Quarterly Career Thread

Thanks for the feedback here, super helpful. Was already getting started with some SQL course on my own and will continue.

I'll correct myself, I am familiar with agile as my engineering teams use the framework - but I have not had any explicit agile training. In planning- I coordinate with engineering in sizing each item, then prioritizing work- engineering breaks down each open Jira epic into sprints and I monitor progress in weekly sprint meetings until work is complete. I am not drilled in to every sprint as I am overseeing a pretty large body of work. Truthfully, I have had very little mentorship and my manager is really a skip level ( I don't have a direct manager)-- who mostly tells me not to ask him questions and to come with solutions. I was thrown into a pretty senior role without a product background and was told to swim, and I have done my best. Don't get me wrong, I interviewed and wanted the role- just didn't realize how unsupported I would feel. I would really love to be in an organization where I could hold a more junior position and learn from someone experienced, and progress-- as I enjoy the role and think I think I would thrive in a different culture.

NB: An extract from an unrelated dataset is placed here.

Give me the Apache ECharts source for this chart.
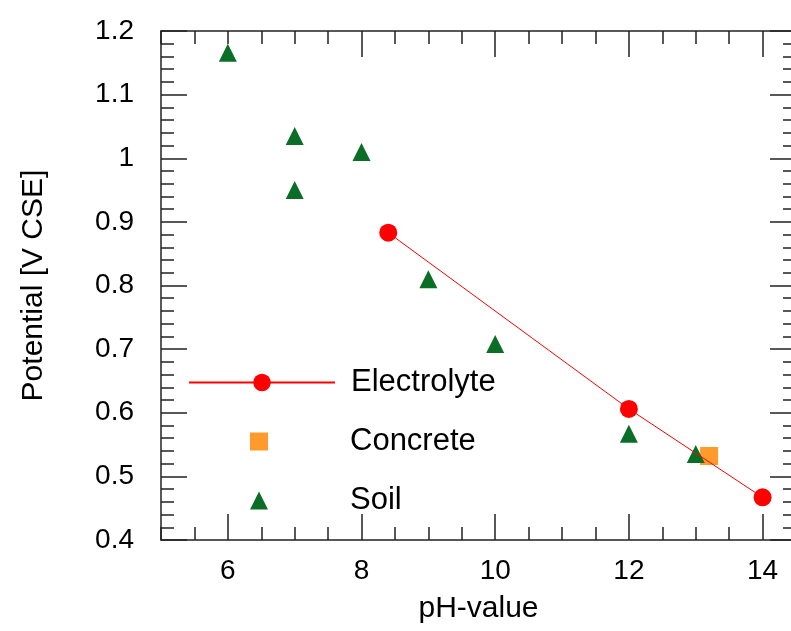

Even if I had a more junior role here, I just don't think process or education matters much to the org and I would bet even the most senior product managers on my team- don't know SQL or how to speak intelligently about Agile. This was why I was hoping to move to another company sooner, but I understand it might not be simple to change at this point.

Separate- I mentioned I am in Fintech, I am at Bloomberg. Wondering if when I do make a switch I will be pigeonholed to the industry, how best could I set myself apart skillset wise to be industry agnostic?